Thousands of resources have been used to alleviate the unprecedented East Africa food crisis, consequently, the crisis had been termed as the region’s worst humanitarian crisis in decades. This hunger crisis in East Africa is evidenced by the millions of people in countries such as Kenya, Ethiopia, Somalia and South Sudan that are in dire need of additional assistance. In South Sudan, for example, forty percent of the population and in particular the children are at risk of impending premature death from malnutrition. The situation is reflected in Kenya where the food crisis catalyzed a governmental declaration of the situation as a national disaster. Somalia is even worse off where over six million people risk losing their livelihoods and lives.
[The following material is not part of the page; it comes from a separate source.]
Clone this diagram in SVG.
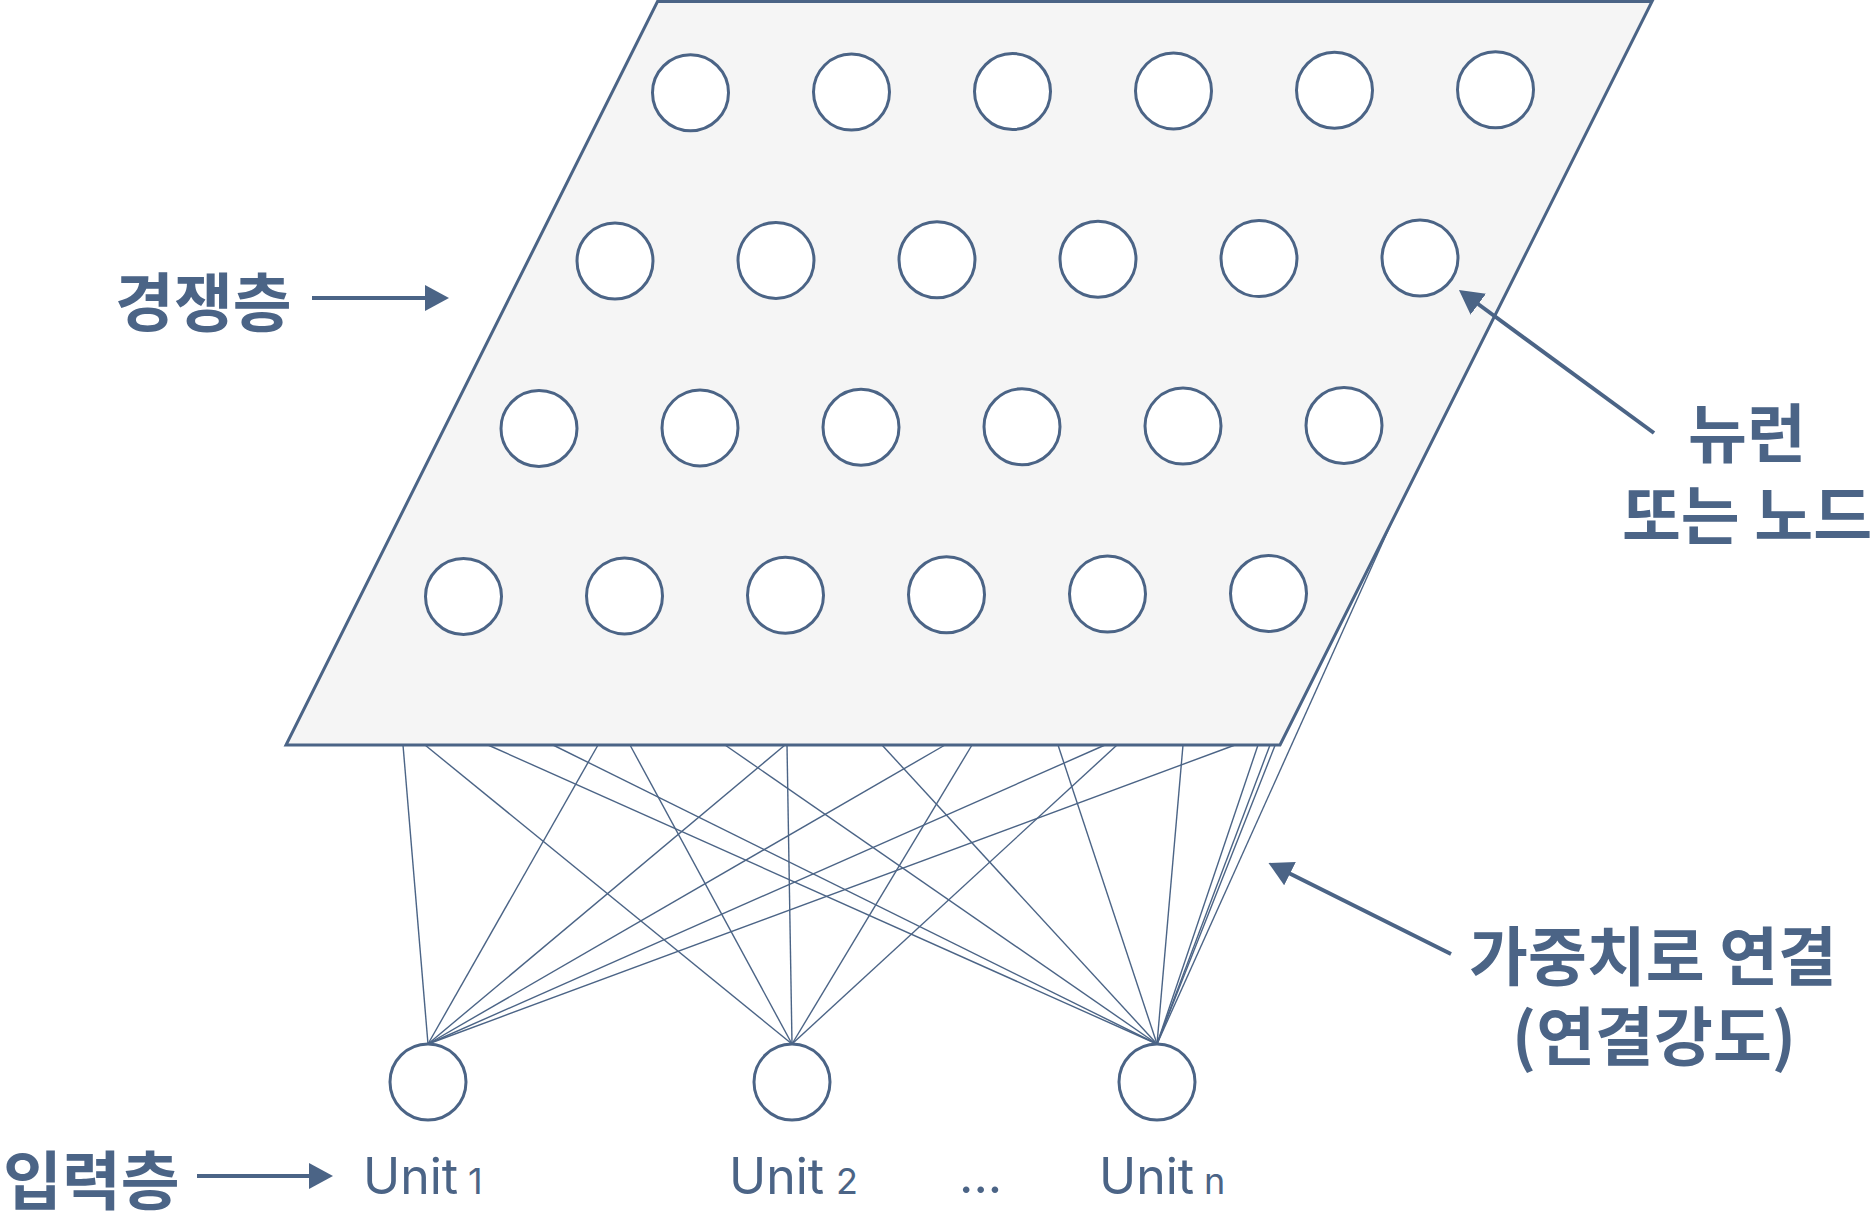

The sheer scale of the hunger crisis in East Africa has instigated a myriad of humanitarian responses from different organizations. Oxfam international has responded by providing lifesaving support in Somalia such as food, shelter, and water. Based on the hypothesis that children are the primary casualties of the Kenyan food crisis, Action Aid has responded through school feeding programs. The humanitarian response to the East Africa hunger crisis further reflected in South Sudan where plan international has provided much needed nutritional support. Arguably, while humanitarian aid plays a critical role in the alleviation of the East Africa food crisis, it is not enough to avoid the perpetuation of the problem. This begs the question of the root causes of the unprecedented food crisis in East Africa.
Genesis of the food crisis
Food insecurity and the resulting East African food crisis are attributable to drought in the region. According to Caritas – one of the humanitarian organizations that have responded to the East Africa hunger crisis- drought is the genesis of the food insecurity. In the last couple of years, East Africa has received low levels of rainfall. Notably, this is due to several factors including man-made effects of climate change such as rampant logging. The resulting water shortage has caused incessant food insecurity in the region as evidenced by extensive crop failure. The food crisis in Kenya, for example, has been caused by intensive loss of forest cover in the Mau among other regions. The man-made famine is similarly reflected in other countries in the region.
Successful crop production has a direct relationship with a dependable supply of water. Water scarcity has, therefore, played a key role in reducing agricultural production. The livelihoods of many Somalis, for example, are dependent on their livestock. Water scarcity has however led to the death of thousands of livestock in Somalia and in Kenya particularly in the arid northeastern region. Food production of staple foods has also failed due to lack of reliable water as evidenced by the maize shortage in Kenya. Ultimately water scarcity has led to food insecurity which has, in turn, worsened the East African food crisis.